Yeah, and once started had to go like ****e no pausing or edge was gone :evil:
 
Cocoots100:

If you sand the walls down, then you make them rough enough for any paint to stick to it well.

The only thing is that if the existing surface is oil based and you want to paint with an emulsion, I'm a big queezy about how well that emulsion would stick to an oil based paint despite it being sanded.

So, once you sand it down, do this:

Use a Q-tip to paint some of your emulsion onto a sanded area and allow it to dry. The following day, scratch at it with a sharp paint scraper and see if you can scrape it down without it breaking free of the oil based paint in large flat "chips" (indicating that the emulsion paint is sticking to itself better than it's sticking to the oil based substrate).

If the emulsion paint breaks off in chips when you scrape at it, then I'd prime with an oil based primer first, then paint over the oil based primer with your emulsion paint.
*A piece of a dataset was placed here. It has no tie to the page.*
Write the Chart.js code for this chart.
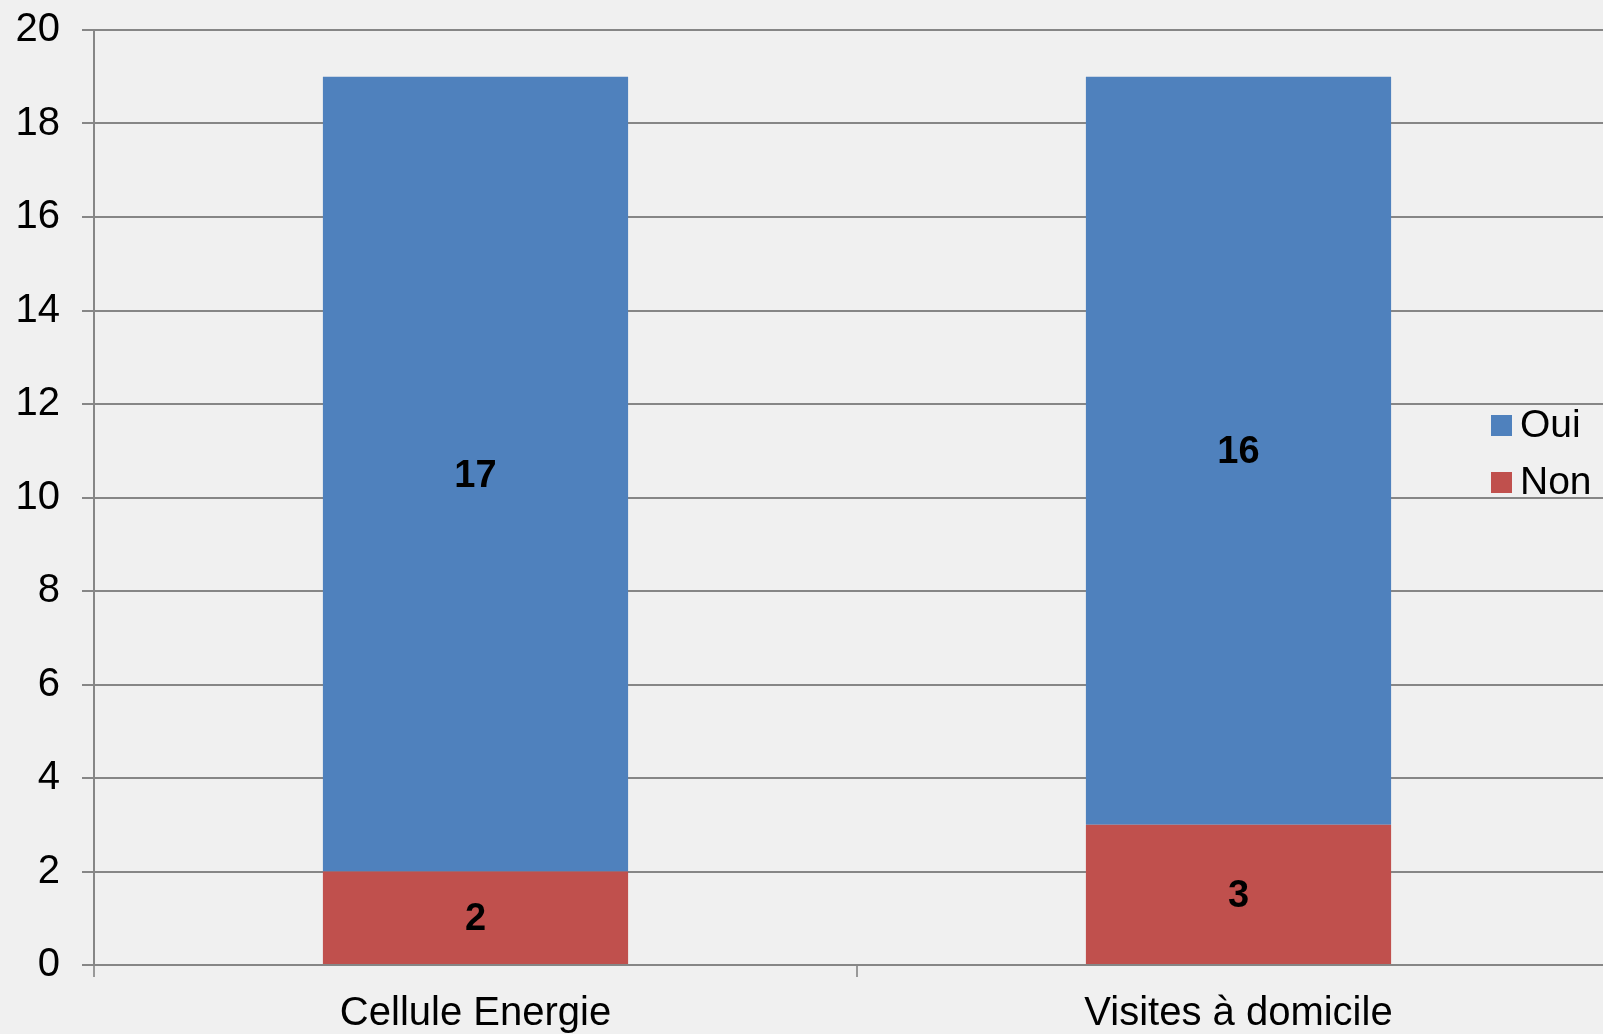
<!DOCTYPE html>
<html>
<head>
<meta charset="utf-8">
<script src="https://cdn.jsdelivr.net/npm/chart.js@4"></script>
<style>
  html, body { margin: 0; padding: 0; background: #f0f0f0; overflow: hidden; }
  #wrap { width: 1640px; height: 1034px; }
</style>
</head>
<body>
<div id="wrap"><canvas id="myChart"></canvas></div>
<script>
const categories = ["Cellule Energie", "Visites à domicile"];
const ouiValues = [17, 16];
const nonValues = [2, 3];
const yTicks = [0, 2, 4, 6, 8, 10, 12, 14, 16, 18, 20];

const FONT = "'Liberation Sans', Arial, sans-serif";
const GRID = "#868686";

// valeurs au centre des segments
const labelPlugin = {
  id: "labelPlugin",
  afterDatasetsDraw(chart) {
    const { ctx } = chart;
    ctx.save();
    ctx.fillStyle = "#000";
    ctx.font = "bold 38px " + FONT;
    ctx.textAlign = "center";
    ctx.textBaseline = "middle";
    chart.data.datasets.forEach((dataset, i) => {
      const meta = chart.getDatasetMeta(i);
      meta.data.forEach((el, index) => {
        const c = el.getCenterPoint();
        ctx.fillText(dataset.data[index], c.x, c.y + 2);
      });
    });
    ctx.restore();
  },
};

// légende à droite, par-dessus la grille
const legendPlugin = {
  id: "legendPlugin",
  afterDraw(chart) {
    const { ctx } = chart;
    const items = chart.data.datasets.slice().reverse();
    ctx.save();
    ctx.font = "39px " + FONT;
    ctx.textBaseline = "middle";
    ctx.textAlign = "left";
    items.forEach((ds, k) => {
      const cy = 425 + k * 57;
      ctx.fillStyle = ds.backgroundColor;
      ctx.fillRect(1491, cy - 10, 21, 21);
      ctx.fillStyle = "#000";
      ctx.fillText(ds.label, 1520, cy + 1);
    });
    ctx.restore();
  },
};

new Chart(document.getElementById("myChart"), {
  type: "bar",
  data: {
    labels: categories,
    datasets: [
      {
        label: "Non",
        data: nonValues,
        backgroundColor: "#c0504d",
        categoryPercentage: 0.4,
        barPercentage: 1,
      },
      {
        label: "Oui",
        data: ouiValues,
        backgroundColor: "#4f81bd",
        categoryPercentage: 0.4,
        barPercentage: 1,
      },
    ],
  },
  options: {
    responsive: true,
    maintainAspectRatio: false,
    animation: false,
    layout: {
      padding: { top: 30, right: 20, left: 0, bottom: 0 },
    },
    plugins: {
      legend: { display: false },
      tooltip: { enabled: false },
    },
    scales: {
      x: {
        stacked: true,
        afterFit: (scale) => {
          scale.height = 69;
          scale.paddingLeft = 0;
          scale.paddingRight = 0;
        },
        grid: {
          offset: true,
          drawOnChartArea: false,
          drawTicks: true,
          tickLength: 12,
          color: "#999",
          lineWidth: 2,
        },
        border: { color: GRID, width: 2 },
        ticks: {
          color: "#000",
          padding: 13,
          font: { family: FONT, size: 40 },
        },
      },
      y: {
        stacked: true,
        min: 0,
        max: 20,
        afterFit: (scale) => {
          scale.width = 94;
          scale.paddingTop = 0;
          scale.paddingBottom = 0;
        },
        afterBuildTicks: (scale) => {
          scale.ticks = yTicks.map((v) => ({ value: v }));
        },
        grid: {
          color: GRID,
          lineWidth: 2,
          tickLength: 12,
        },
        border: { color: GRID, width: 2 },
        ticks: {
          color: "#000",
          padding: 22,
          font: { family: FONT, size: 40 },
        },
      },
    },
  },
  plugins: [labelPlugin, legendPlugin],
});
</script>
</body>
</html>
If you can scrape the emulsion down without it breaking off the oil based substrate in "chips", then the adhesion of the emulsion to the substrate is not the weakest link in the chain, and I'd just go ahead and paint over the roughened oil based substrate with the emulsion paint.

How many coats you need to hide the color of the substrate depends mostly on the gloss and color of the paint you put on. It can be anywhere from 1 to 6 or even more.